Meganom employed several unconventional engineering solutions. The building's load-bearing core, which also houses the elevators and staircases, has been moved to the exterior, freeing the interiors of columns and allowing for full floor-to-ceiling panoramic glazing six metres high, with each pane weighing approximately three tonnes. The 41st floor is left open to reduce wind pressure, and a nearly 300-tonne pendulum damper at the top absorbs oscillations. The tower is crowned with a sweeping canopy of curved metal panels, a nod to the ornate spires of historic Manhattan skyscrapers, beneath which sits an infinity pool reserved for the penthouse residents.
"A Yacht Moored on Land"
New Yorkers began expressing their hostility toward the project long before it was finished. An Instagram account dedicated to collective outrage, "fu2625thave", was created and later deleted, but videos and posts tagged with a similar hashtag have continued to circulate, including on the Facebook page of the account's founder, left-wing activist Lark Phillips.
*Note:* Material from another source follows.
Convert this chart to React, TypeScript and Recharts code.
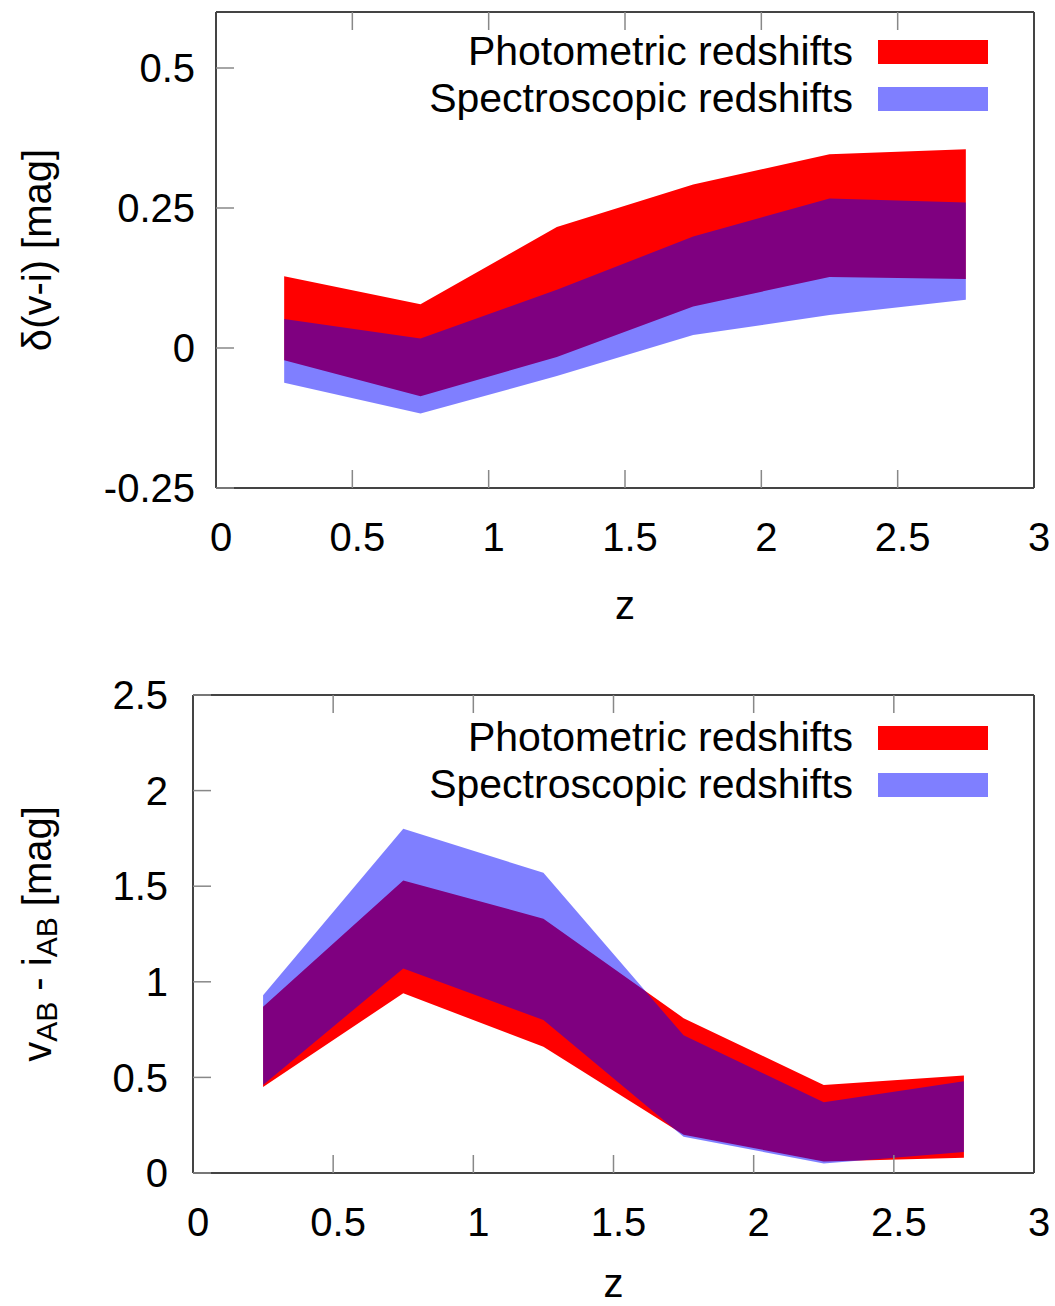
import { Area, ComposedChart, Label, Legend, XAxis, YAxis } from "recharts";

const Z = [0.25, 0.75, 1.25, 1.75, 2.25, 2.75];
const X_TICKS = [0, 0.5, 1, 1.5, 2, 2.5, 3];

// upper panel: delta(v-i)
const PHOT_LOW_1 = [-0.022, -0.086, -0.016, 0.074, 0.127, 0.123];
const PHOT_HIGH_1 = [0.128, 0.078, 0.216, 0.292, 0.346, 0.355];
const SPEC_LOW_1 = [-0.062, -0.117, -0.05, 0.023, 0.059, 0.086];
const SPEC_HIGH_1 = [0.052, 0.017, 0.104, 0.199, 0.267, 0.26];
const Y_TICKS_1 = [-0.25, 0, 0.25, 0.5];

// lower panel: v_AB - i_AB
const PHOT_LOW_2 = [0.45, 0.94, 0.66, 0.2, 0.06, 0.08];
const PHOT_HIGH_2 = [0.87, 1.53, 1.33, 0.81, 0.46, 0.51];
const SPEC_LOW_2 = [0.46, 1.07, 0.8, 0.19, 0.05, 0.11];
const SPEC_HIGH_2 = [0.93, 1.8, 1.57, 0.72, 0.37, 0.48];
const Y_TICKS_2 = [0, 0.5, 1, 1.5, 2, 2.5];

const SERIES = [
  { key: "phot", name: "Photometric redshifts", color: "#ff0000", opacity: 1 },
  { key: "spec", name: "Spectroscopic redshifts", color: "#0000ff", opacity: 0.5 },
];

const FONT = '"Liberation Sans", Arial, Helvetica, sans-serif';
const FS = 40;
const BORDER = "#444";
const TICK = "#888";
const TICK_LEN = -18;

function rows(pl: number[], ph: number[], sl: number[], sh: number[]) {
  return Z.map((z, i) => ({ z, phot: [pl[i], ph[i]], spec: [sl[i], sh[i]] }));
}

// mirrored axes: keep the tick marks, drop the labels
const noLabel = () => <g />;

function BandLegend() {
  return (
    <div style={{ fontFamily: FONT, fontSize: 41, color: "#000" }}>
      {SERIES.map((s) => (
        <div
          key={s.key}
          style={{ display: "flex", alignItems: "center", justifyContent: "flex-end", height: 47 }}
        >
          <span style={{ marginRight: 25, whiteSpace: "nowrap" }}>{s.name}</span>
          <span style={{ width: 110, height: 24, background: s.color, opacity: s.opacity }} />
        </div>
      ))}
    </div>
  );
}

function makeXTitle(dy: number) {
  return (props: any) => {
    const vb = props.viewBox;
    return (
      <text x={vb.x + vb.width / 2} y={vb.y + dy} textAnchor="middle" dominantBaseline="central"
        fontFamily={FONT} fontSize={FS} fill="#000">z</text>
    );
  };
}

function yTitleTop(props: any) {
  const vb = props.viewBox;
  const cy = vb.y + vb.height / 2;
  return (
    <text x={37} y={cy} transform={`rotate(-90 37 ${cy})`} textAnchor="middle"
      dominantBaseline="central" fontFamily={FONT} fontSize={FS} fill="#000">
      δ(v-i) [mag]
    </text>
  );
}

function yTitleBottom(props: any) {
  const vb = props.viewBox;
  const cy = vb.y + vb.height / 2;
  return (
    <text x={37} y={cy} transform={`rotate(-90 37 ${cy})`} textAnchor="middle"
      dominantBaseline="central" fontFamily={FONT} fontSize={FS} fill="#000">
      v<tspan dy={9} fontSize={30}>AB</tspan>
      <tspan dy={-9}> - i</tspan>
      <tspan dy={9} fontSize={30}>AB</tspan>
      <tspan dy={-9}> [mag]</tspan>
    </text>
  );
}

interface PanelProps {
  data: any[];
  top: number;
  height: number;
  marginTop: number;
  xHeight: number;
  xTitleDy: number;
  yWidth: number;
  yDomain: [number, number];
  yTicks: number[];
  yTickMargin: number;
  legendTop: number;
  yTitle: (p: any) => any;
}

function Panel(p: PanelProps) {
  const tickStyle = { fill: "#000", fontSize: FS, fontFamily: FONT };
  const line = { stroke: TICK, strokeWidth: 1.5 };
  const border = { stroke: BORDER, strokeWidth: 2 };
  return (
    <div style={{ position: "absolute", left: 0, top: p.top }}>
      <ComposedChart
        width={1055}
        height={p.height}
        data={p.data}
        margin={{ top: p.marginTop - 1, right: 20, bottom: 0, left: 0 }}
      >
        <XAxis xAxisId="b" dataKey="z" type="number" domain={[0, 3]} ticks={X_TICKS} interval={0}
          height={p.xHeight} tick={{ ...tickStyle, dx: 5 }} tickSize={TICK_LEN} tickMargin={53}
          tickLine={line} axisLine={border}>
          <Label content={makeXTitle(p.xTitleDy)} />
        </XAxis>
        <XAxis xAxisId="t" orientation="top" dataKey="z" type="number" domain={[0, 3]} ticks={X_TICKS}
          interval={0} height={1} tick={noLabel} tickSize={TICK_LEN} tickLine={line} axisLine={border} />
        <YAxis yAxisId="l" type="number" domain={p.yDomain} ticks={p.yTicks} interval={0}
          width={p.yWidth} tick={tickStyle} tickSize={TICK_LEN} tickMargin={p.yTickMargin}
          tickLine={line} axisLine={border}>
          <Label content={p.yTitle} />
        </YAxis>
        <YAxis yAxisId="r" orientation="right" type="number" domain={p.yDomain} ticks={p.yTicks}
          interval={0} width={1} tick={noLabel} tickSize={TICK_LEN} tickLine={line} axisLine={border} />
        {SERIES.map((s) => (
          <Area key={s.key} xAxisId="b" yAxisId="l" dataKey={s.key} name={s.name} type="linear"
            stroke="none" fill={s.color} fillOpacity={s.opacity} isAnimationActive={false} />
        ))}
        <Legend layout="vertical" verticalAlign="middle" align="center" content={BandLegend}
          wrapperStyle={{ left: 420, top: p.legendTop, width: 568 }} />
      </ComposedChart>
    </div>
  );
}

export default function App() {
  return (
    <div style={{ position: "absolute", left: 0, top: 0, width: 1055, height: 1306, background: "#fff", overflow: "hidden" }}>
      <Panel
        data={rows(PHOT_LOW_1, PHOT_HIGH_1, SPEC_LOW_1, SPEC_HIGH_1)}
        top={0}
        height={640}
        marginTop={12}
        xHeight={152}
        xTitleDy={117}
        yWidth={216}
        yDomain={[-0.25, 0.6]}
        yTicks={Y_TICKS_1}
        yTickMargin={39}
        legendTop={28}
        yTitle={yTitleTop}
      />
      <Panel
        data={rows(PHOT_LOW_2, PHOT_HIGH_2, SPEC_LOW_2, SPEC_HIGH_2)}
        top={660}
        height={646}
        marginTop={35}
        xHeight={133}
        xTitleDy={110}
        yWidth={193}
        yDomain={[0, 2.5]}
        yTicks={Y_TICKS_2}
        yTickMargin={43}
        legendTop={54}
        yTitle={yTitleBottom}
      />
    </div>
  );
}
One video explaining how the tower had destroyed the classic view of the Empire State Building from Madison Square Park accumulated more than six million views.
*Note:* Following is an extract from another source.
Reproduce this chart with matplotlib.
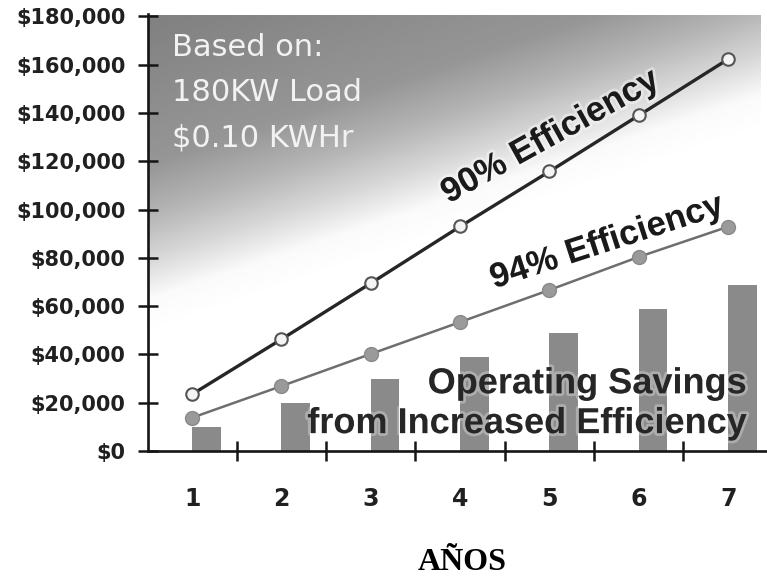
import numpy as np
import matplotlib
matplotlib.use("Agg")
import matplotlib.pyplot as plt
import matplotlib.patheffects as pe

# ---- data ----
years = [1, 2, 3, 4, 5, 6, 7]
cost_90 = [23500, 46300, 69500, 93000, 115800, 139000, 162300]
cost_94 = [13800, 26900, 40200, 53400, 66700, 80400, 92900]
savings = [10000, 20000, 29800, 39000, 48800, 58800, 68700]
y_ticks = [0, 20000, 40000, 60000, 80000, 100000, 120000, 140000, 160000, 180000]
y_tick_labels = ["$0", "$20,000", "$40,000", "$60,000", "$80,000", "$100,000",
                 "$120,000", "$140,000", "$160,000", "$180,000"]
note_lines = ["Based on:", "180KW Load", "$0.10 KWHr"]

W, H = 767, 577
fig = plt.figure(figsize=(W / 100, H / 100), dpi=100)
fig.patch.set_facecolor("white")

left_px, right_px, top_px, bottom_px = 147.5, 767, 14.5, 451
ax = fig.add_axes([left_px / W, (H - bottom_px) / H,
                   (right_px - left_px) / W, (bottom_px - top_px) / H])

x_lo, x_hi = 0.5, 7.435
y_lo, y_hi = 0, 180800

# diagonal grey-to-white backdrop
nx, ny = 320, 230
gx = np.linspace(0, right_px - left_px, nx)
gy = np.linspace(0, bottom_px - top_px, ny)
GX, GY = np.meshgrid(gx, gy)
t = GY + 0.33 * GX
levels_t = [0, 150, 200, 245, 285, 320]
levels_g = [128, 150, 180, 215, 250, 255]
grey = np.interp(t, levels_t, levels_g) / 255.0
grad_right = 7.36
ax.imshow(grey, extent=[x_lo, grad_right, y_lo, y_hi], origin="upper",
          cmap="gray", vmin=0, vmax=1, aspect="auto", interpolation="bilinear",
          zorder=0)

# savings bars
ax.bar(years, savings, width=0.32, align="edge", color="#8a8a8a", zorder=2)

# efficiency lines
ax.plot(years, cost_90, color="#262626", lw=2.4, zorder=3,
        marker="o", ms=9, mfc="#f4f4f4", mec="#555555", mew=1.5)
ax.plot(years, cost_94, color="#6e6e6e", lw=1.8, zorder=3,
        marker="o", ms=10, mfc="#9a9a9a", mec="#8a8a8a", mew=1.0)

ax.set_xlim(x_lo, x_hi)
ax.set_ylim(y_lo, y_hi)

# axes styling
for s in ["top", "right"]:
    ax.spines[s].set_visible(False)
for s in ["left", "bottom"]:
    ax.spines[s].set_linewidth(1.9)
    ax.spines[s].set_color("#151515")
    ax.spines[s].set_zorder(5)

ax.set_yticks(y_ticks)
ax.set_yticklabels(y_tick_labels, fontfamily="DejaVu Sans", fontweight="bold",
                   fontsize=15, color="#202020")
ax.tick_params(axis="y", direction="inout", length=15, width=1.8,
               color="#151515", pad=8.3)

ax.set_xticks(years)
ax.set_xticklabels([str(y) for y in years], fontfamily="DejaVu Sans",
                   fontweight="bold", fontsize=17, color="#202020")
ax.tick_params(axis="x", which="major", length=0, pad=26)
ax.set_xticks([1.5, 2.5, 3.5, 4.5, 5.5, 6.5], minor=True)
ax.tick_params(axis="x", which="minor", direction="inout", length=15,
               width=1.8, color="#151515")

# assumptions note
note_baselines = [163470, 144900, 126300]
for line, yb in zip(note_lines, note_baselines):
    ax.text(0.776, yb, line, color="#f2f2f2", fontsize=22,
            fontfamily="DejaVu Sans", ha="left", va="baseline", zorder=6)

glow = [pe.withStroke(linewidth=4, foreground="white", alpha=0.4)]

# series labels along the lines
ax.text(3.87, 102400, "90% Efficiency", rotation=29, rotation_mode="anchor",
        ha="left", va="baseline", fontsize=25, fontweight="bold",
        fontfamily="Liberation Sans", color="#1a1a1a", zorder=6,
        path_effects=glow)
ax.text(4.38, 67300, "94% Efficiency", rotation=18, rotation_mode="anchor",
        ha="left", va="baseline", fontsize=25, fontweight="bold",
        fontfamily="Liberation Sans", color="#1a1a1a", zorder=6,
        path_effects=glow)

# bar caption
glow_soft = [pe.withStroke(linewidth=4, foreground="white", alpha=0.3)]
ax.text(7.21, 23900, "Operating Savings", ha="right", va="baseline",
        fontsize=26, fontweight="bold", fontfamily="Liberation Sans",
        color="#262626", zorder=6, path_effects=glow_soft)
ax.text(7.21, 7400, "from Increased Efficiency", ha="right", va="baseline",
        fontsize=26, fontweight="bold", fontfamily="Liberation Sans",
        color="#262626", zorder=6, path_effects=glow_soft)

# x axis title
fig.text(462 / W, 7 / H, "AÑOS", ha="center", va="baseline",
         fontfamily="Liberation Serif", fontweight="bold", fontsize=23,
         color="black")

fig.savefig("out.png", dpi=100)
The view that has now been blocked was long considered the finest ground-level angle on the Empire State Building in all of Manhattan, a vista that allowed the iconic skyscraper to be seen in its full vertical sweep. Now, standing in Madison Square Park, only 262 Fifth Avenue is visible, even though it is shorter than the Empire State Building itself.
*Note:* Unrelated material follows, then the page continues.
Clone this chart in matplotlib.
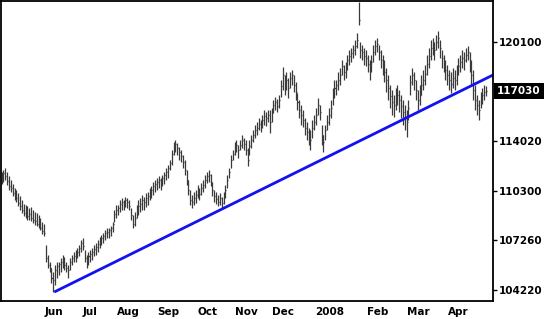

Critics and residents frame the tower as a symbol of broader inequality. The New York Times has called it another «anorexic supertall for billionaires». David Madden, a sociology professor at the London School of Economics and a former New York resident, described ultra-thin skyscrapers to the Financial Times in stark terms: «The first thing to understand is that this is not housing. It has no social mission. It is a luxury object, a yacht moored on land.»
New York Mayor Zohran Mamdani, a self-described socialist who took office on 1 January 2026 on a platform that included tackling the city's affordable housing crisis, has not commented directly on the Meganom project, but has repeatedly criticised the broader proliferation of elite towers.
A City That Always Changes
The controversy around 262 Fifth Avenue feeds into a wider debate about New York's zoning laws, which date to 1961 and allow for the sale of so-called «air rights», the empty space above a given plot of land. This mechanism has long enabled developers to build higher than standard regulations would otherwise permit. Donald Trump, for instance, paid $5 million in the 1970s for air rights above the historic Tiffany building on Fifth Avenue, enabling Trump Tower to rise 20 floors beyond what zoning alone would have allowed.
Some critics have called for New York to adopt formal «view corridor» protections, legislation shielding certain iconic sightlines from development, as cities like London, Rome, and St Petersburg have done. But architecture critic Michael Kimmelman, writing in The New York Times, noted that Manhattan's rigid grid of streets makes such protections particularly difficult to implement, and that truly complete views of historic skyscrapers are rare in the city to begin with.
Defenders of change point out that the Empire State Building itself was once the subject of identical fury, denounced as a symbol of «the triumph of greed» when it replaced the original Waldorf-Astoria Hotel. Over time, New Yorkers came to love it. Whether 262 Fifth Avenue will enjoy the same rehabilitation remains to be seen.